**Task to complete:** Reproduce the listing below without any change.
# # # #
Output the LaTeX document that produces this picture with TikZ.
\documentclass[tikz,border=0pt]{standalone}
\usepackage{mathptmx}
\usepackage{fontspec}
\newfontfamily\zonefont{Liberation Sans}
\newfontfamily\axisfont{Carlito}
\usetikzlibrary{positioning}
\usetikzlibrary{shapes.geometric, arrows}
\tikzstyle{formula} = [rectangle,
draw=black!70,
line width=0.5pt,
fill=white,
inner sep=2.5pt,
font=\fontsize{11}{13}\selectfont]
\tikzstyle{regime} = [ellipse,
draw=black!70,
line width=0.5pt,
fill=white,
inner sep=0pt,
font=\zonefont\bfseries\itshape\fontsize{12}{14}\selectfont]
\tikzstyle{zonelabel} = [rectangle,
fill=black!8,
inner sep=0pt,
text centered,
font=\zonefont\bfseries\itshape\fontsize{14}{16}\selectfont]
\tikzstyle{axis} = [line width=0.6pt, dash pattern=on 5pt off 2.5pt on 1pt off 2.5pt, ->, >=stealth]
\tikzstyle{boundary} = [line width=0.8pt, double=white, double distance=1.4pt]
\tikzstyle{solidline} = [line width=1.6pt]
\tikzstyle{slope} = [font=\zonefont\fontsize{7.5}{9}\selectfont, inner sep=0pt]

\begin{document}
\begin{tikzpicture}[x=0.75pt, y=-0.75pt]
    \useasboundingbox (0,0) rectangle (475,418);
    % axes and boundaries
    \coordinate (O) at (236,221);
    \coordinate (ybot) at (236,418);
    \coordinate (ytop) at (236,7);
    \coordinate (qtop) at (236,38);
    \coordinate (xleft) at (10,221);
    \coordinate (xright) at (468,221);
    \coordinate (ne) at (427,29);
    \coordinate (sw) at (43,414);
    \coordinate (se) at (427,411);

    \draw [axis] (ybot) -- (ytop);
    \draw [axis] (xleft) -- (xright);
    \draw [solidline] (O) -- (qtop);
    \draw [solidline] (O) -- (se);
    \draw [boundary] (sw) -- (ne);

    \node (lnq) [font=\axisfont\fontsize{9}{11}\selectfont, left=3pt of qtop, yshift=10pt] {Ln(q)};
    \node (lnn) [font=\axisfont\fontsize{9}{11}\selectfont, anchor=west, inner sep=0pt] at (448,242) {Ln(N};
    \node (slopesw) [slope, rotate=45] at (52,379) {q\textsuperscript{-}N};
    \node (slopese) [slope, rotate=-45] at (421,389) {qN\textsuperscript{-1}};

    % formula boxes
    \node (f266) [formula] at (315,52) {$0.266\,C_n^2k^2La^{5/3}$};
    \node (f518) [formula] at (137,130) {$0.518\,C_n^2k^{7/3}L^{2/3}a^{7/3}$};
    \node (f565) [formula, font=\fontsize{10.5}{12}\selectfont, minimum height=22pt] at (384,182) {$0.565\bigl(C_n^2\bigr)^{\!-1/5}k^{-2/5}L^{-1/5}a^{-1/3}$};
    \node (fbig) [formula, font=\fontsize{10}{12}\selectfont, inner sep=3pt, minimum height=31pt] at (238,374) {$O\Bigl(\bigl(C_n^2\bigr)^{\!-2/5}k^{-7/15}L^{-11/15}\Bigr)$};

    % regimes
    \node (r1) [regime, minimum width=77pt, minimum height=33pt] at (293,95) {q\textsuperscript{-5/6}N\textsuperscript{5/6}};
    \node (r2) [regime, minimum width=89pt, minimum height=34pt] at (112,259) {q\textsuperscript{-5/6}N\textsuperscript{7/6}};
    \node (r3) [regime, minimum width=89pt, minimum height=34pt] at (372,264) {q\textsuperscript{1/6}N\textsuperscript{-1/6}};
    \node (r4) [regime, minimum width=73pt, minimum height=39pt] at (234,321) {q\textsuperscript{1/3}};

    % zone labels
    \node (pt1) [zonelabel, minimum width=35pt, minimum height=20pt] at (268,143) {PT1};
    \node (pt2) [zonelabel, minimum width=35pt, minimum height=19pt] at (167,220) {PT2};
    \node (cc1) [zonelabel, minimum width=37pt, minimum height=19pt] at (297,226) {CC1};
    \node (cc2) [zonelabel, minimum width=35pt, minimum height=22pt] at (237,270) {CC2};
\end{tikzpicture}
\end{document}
# # # #
**Task result:**
Output the LaTeX document that produces this picture with TikZ.
\documentclass[tikz,border=0pt]{standalone}
\usepackage{mathptmx}
\usepackage{fontspec}
\newfontfamily\zonefont{Liberation Sans}
\newfontfamily\axisfont{Carlito}
\usetikzlibrary{positioning}
\usetikzlibrary{shapes.geometric, arrows}
\tikzstyle{formula} = [rectangle,
draw=black!70,
line width=0.5pt,
fill=white,
inner sep=2.5pt,
font=\fontsize{11}{13}\selectfont]
\tikzstyle{regime} = [ellipse,
draw=black!70,
line width=0.5pt,
fill=white,
inner sep=0pt,
font=\zonefont\bfseries\itshape\fontsize{12}{14}\selectfont]
\tikzstyle{zonelabel} = [rectangle,
fill=black!8,
inner sep=0pt,
text centered,
font=\zonefont\bfseries\itshape\fontsize{14}{16}\selectfont]
\tikzstyle{axis} = [line width=0.6pt, dash pattern=on 5pt off 2.5pt on 1pt off 2.5pt, ->, >=stealth]
\tikzstyle{boundary} = [line width=0.8pt, double=white, double distance=1.4pt]
\tikzstyle{solidline} = [line width=1.6pt]
\tikzstyle{slope} = [font=\zonefont\fontsize{7.5}{9}\selectfont, inner sep=0pt]

\begin{document}
\begin{tikzpicture}[x=0.75pt, y=-0.75pt]
    \useasboundingbox (0,0) rectangle (475,418);
    % axes and boundaries
    \coordinate (O) at (236,221);
    \coordinate (ybot) at (236,418);
    \coordinate (ytop) at (236,7);
    \coordinate (qtop) at (236,38);
    \coordinate (xleft) at (10,221);
    \coordinate (xright) at (468,221);
    \coordinate (ne) at (427,29);
    \coordinate (sw) at (43,414);
    \coordinate (se) at (427,411);

    \draw [axis] (ybot) -- (ytop);
    \draw [axis] (xleft) -- (xright);
    \draw [solidline] (O) -- (qtop);
    \draw [solidline] (O) -- (se);
    \draw [boundary] (sw) -- (ne);

    \node (lnq) [font=\axisfont\fontsize{9}{11}\selectfont, left=3pt of qtop, yshift=10pt] {Ln(q)};
    \node (lnn) [font=\axisfont\fontsize{9}{11}\selectfont, anchor=west, inner sep=0pt] at (448,242) {Ln(N};
    \node (slopesw) [slope, rotate=45] at (52,379) {q\textsuperscript{-}N};
    \node (slopese) [slope, rotate=-45] at (421,389) {qN\textsuperscript{-1}};

    % formula boxes
    \node (f266) [formula] at (315,52) {$0.266\,C_n^2k^2La^{5/3}$};
    \node (f518) [formula] at (137,130) {$0.518\,C_n^2k^{7/3}L^{2/3}a^{7/3}$};
    \node (f565) [formula, font=\fontsize{10.5}{12}\selectfont, minimum height=22pt] at (384,182) {$0.565\bigl(C_n^2\bigr)^{\!-1/5}k^{-2/5}L^{-1/5}a^{-1/3}$};
    \node (fbig) [formula, font=\fontsize{10}{12}\selectfont, inner sep=3pt, minimum height=31pt] at (238,374) {$O\Bigl(\bigl(C_n^2\bigr)^{\!-2/5}k^{-7/15}L^{-11/15}\Bigr)$};

    % regimes
    \node (r1) [regime, minimum width=77pt, minimum height=33pt] at (293,95) {q\textsuperscript{-5/6}N\textsuperscript{5/6}};
    \node (r2) [regime, minimum width=89pt, minimum height=34pt] at (112,259) {q\textsuperscript{-5/6}N\textsuperscript{7/6}};
    \node (r3) [regime, minimum width=89pt, minimum height=34pt] at (372,264) {q\textsuperscript{1/6}N\textsuperscript{-1/6}};
    \node (r4) [regime, minimum width=73pt, minimum height=39pt] at (234,321) {q\textsuperscript{1/3}};

    % zone labels
    \node (pt1) [zonelabel, minimum width=35pt, minimum height=20pt] at (268,143) {PT1};
    \node (pt2) [zonelabel, minimum width=35pt, minimum height=19pt] at (167,220) {PT2};
    \node (cc1) [zonelabel, minimum width=37pt, minimum height=19pt] at (297,226) {CC1};
    \node (cc2) [zonelabel, minimum width=35pt, minimum height=22pt] at (237,270) {CC2};
\end{tikzpicture}
\end{document}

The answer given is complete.